Three key measures that are commonly stored in clinical notes and not available in discrete fields include ejection fraction measurement; patient symptoms including dyspnea, fatigue, dizziness, palpitations, edema and pulmonary congestion; and the New York Heart Association (NYHA) heart failure classification. Mercy patients had 35.5 million clinical notes from both inpatient and outpatient encounters that were extracted, processed and then loaded onto an NLP server. NLP queries were developed by a team of Mercy data scientists to search for relevant linguistic patterns and then evaluated for both precision and recall. The use of NLP in this project facilitated the extraction of vital patient information that is not available in any discrete field in the EHR. Without the ability to track the changes in these three essential measures, it becomes much harder to identify the point of disease progression which is a crucial factor for the evaluation of current treatments and could inform future interventions, according to Mercy officials.

Mosaic Life Care (St. Joseph, Mo.)

Revenue management analytics dashboard

Mosaic Life Care provides healthcare and life care services in and around St. Joseph, Missouri and the Kansas City Northland area. The organization’s finance and revenue cycle teams faced challenges with data silos that required caregivers to manually obtain information from disparate systems and manually collate information, subjecting the process to human error, inconsistent processes and concerns about data accuracy.

With the goal of developing a flexible “source of truth” dashboard, the enterprise data warehouse team developed an integrated revenue management analytics solution with a front-end dashboard by leveraging the core EDW solution and architecture platform to extract data from the best of breed systems. Through the new dashboard, financial analysts and management teams can perform analysis and predict future trends. As a result, the dashboard enables real-time, data-driven business decisions inclusive of multi-disparate systems within a single unified platform.

NYU Langone Health (New York City, N.Y.)

Value-based medicine to improve clinical care

The goal of the project was to leverage health IT tools and related workflows to improve the value of inpatient care. Finance collaborated with the project’s physician champions to identify variations in care both internally and compared to benchmarked external institutions. The project’s physician champions collaborated with IT physician informaticists and IT project teams to design interventions to both reduce cost and improve clinical care.

The suite of interventions included: electronic clinical pathways; blood protocols; intravenous (IV) to oral (PO) medication changes; and lab ordering enhancements. Electronic pathways were created for heart failure, colon surgery, and pneumonia, and blood ordering clinical decision support and analytics were built. These projects realized significant two-year savings, including: electronic clinical pathways: $12.9 million; lab modifications: $3 million; blood utilization: $2.9 million; and IV to PO: $2.2 million.

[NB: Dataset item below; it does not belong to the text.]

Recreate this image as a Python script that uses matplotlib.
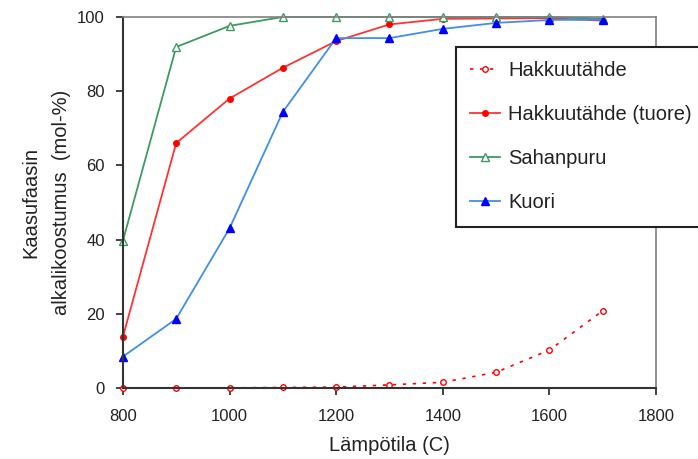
import matplotlib
matplotlib.use("Agg")
import matplotlib.pyplot as plt

plt.rcParams['font.family'] = ['Liberation Sans', 'DejaVu Sans']

temps = [800, 900, 1000, 1100, 1200, 1300, 1400, 1500, 1600, 1700]
hakkuutahde = [0, 0, 0, 0.1, 0.2, 0.8, 1.5, 4.2, 10.2, 20.8]
hakkuutahde_tuore = [13.7, 66, 78, 86.3, 93.5, 98, 99.5, 99.6, 99.7, 99]
sahanpuru = [39.6, 91.9, 97.6, 100, 100, 100, 100, 100, 100, 99.5]
kuori = [8.4, 18.6, 43, 74.4, 94.3, 94.3, 96.8, 98.4, 99.2, 99.3]

fig = plt.figure(figsize=(6.98, 4.59), dpi=100)
ax = fig.add_axes([0.176, 0.155, 0.764, 0.808])

ax.plot(temps, hakkuutahde, color='red', linestyle=(0, (2, 4)), linewidth=1.2,
        marker='o', markersize=4, markerfacecolor='white', markeredgecolor='red',
        label='Hakkuutähde', clip_on=False)
ax.plot(temps, hakkuutahde_tuore, color='#ff3333', linewidth=1.3,
        marker='o', markersize=4, markerfacecolor='red', markeredgecolor='red',
        label='Hakkuutähde (tuore)', clip_on=False)
ax.plot(temps, sahanpuru, color='#3c9a62', linewidth=1.3,
        marker='^', markersize=6, markerfacecolor='white', markeredgecolor='#3c9a62',
        label='Sahanpuru', clip_on=False)
ax.plot(temps, kuori, color='#3f8fea', linewidth=1.3,
        marker='^', markersize=6, markerfacecolor='#0000ff', markeredgecolor='#0000ff',
        label='Kuori', clip_on=False)

ax.set_xlim(800, 1800)
ax.set_ylim(0, 100)
ax.set_xticks(range(800, 1801, 200))
ax.set_yticks(range(0, 101, 20))
ax.tick_params(direction='out', length=5, width=1.2, labelsize=12, colors='#222222')
ax.tick_params(axis='y', pad=8)
ax.tick_params(axis='x', pad=10)
for s in ['left', 'bottom']:
    ax.spines[s].set_color('#333333')
    ax.spines[s].set_linewidth(1.5)
for s in ['top', 'right']:
    ax.spines[s].set_color('#808080')
    ax.spines[s].set_linewidth(1.2)

ax.set_xlabel('Lämpötila (C)', fontsize=14.5, labelpad=9, color='#222222')
ax.set_ylabel('Kaasufaasin\nalkalikoostumus  (mol-%)', fontsize=14.5, labelpad=4,
              ha='center', multialignment='center', linespacing=1.8, color='#222222')

leg = fig.legend(loc='upper left', bbox_to_anchor=(0.653, 0.898), fontsize=14.5,
                 frameon=True, fancybox=False, edgecolor='#222222',
                 labelspacing=1.25, handlelength=1.5, borderpad=0.7,
                 handletextpad=0.4, borderaxespad=0, labelcolor='#222222')
leg.get_frame().set_linewidth(1.5)
leg.get_frame().set_alpha(1)

fig.savefig('out.png', dpi=100)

Penn Medicine (Philadelphia, Pa.)

Standard clinical iPhone effectively enhances patient care

In January 2016, Penn Medicine met with Apple engineers to develop an economic and efficient full configuration Standard Clinical iPhone (SCiP) to work with Penn’s mobile device management tool while leveraging Apple’s Device Enrollment Program (DEP) and Volume Purchasing Program (VPP). Using this method saved the organization 975 man hours in its initial deployment using DEP streamlined setup (15 minutes versus one hour for each iPhone). Pushing additional apps to devices without needing an Apple ID and password for download or manual touch also made the implementation efficient. By implementing this project, it placed a vital tool into caregivers’ hands, officials say.

Just by using the secure texting, clinicians were able to coordinate patient flow across care settings with multiple providers and mended gaps in communication. One example had the cardiac surgery team on a thread with the patient’s current caregivers. The nurse took a picture of the surgical site and sent it securely with a description, concerned about swelling around the surgical site. The surgical team was able to provide immediate feedback and resolve the issue remotely.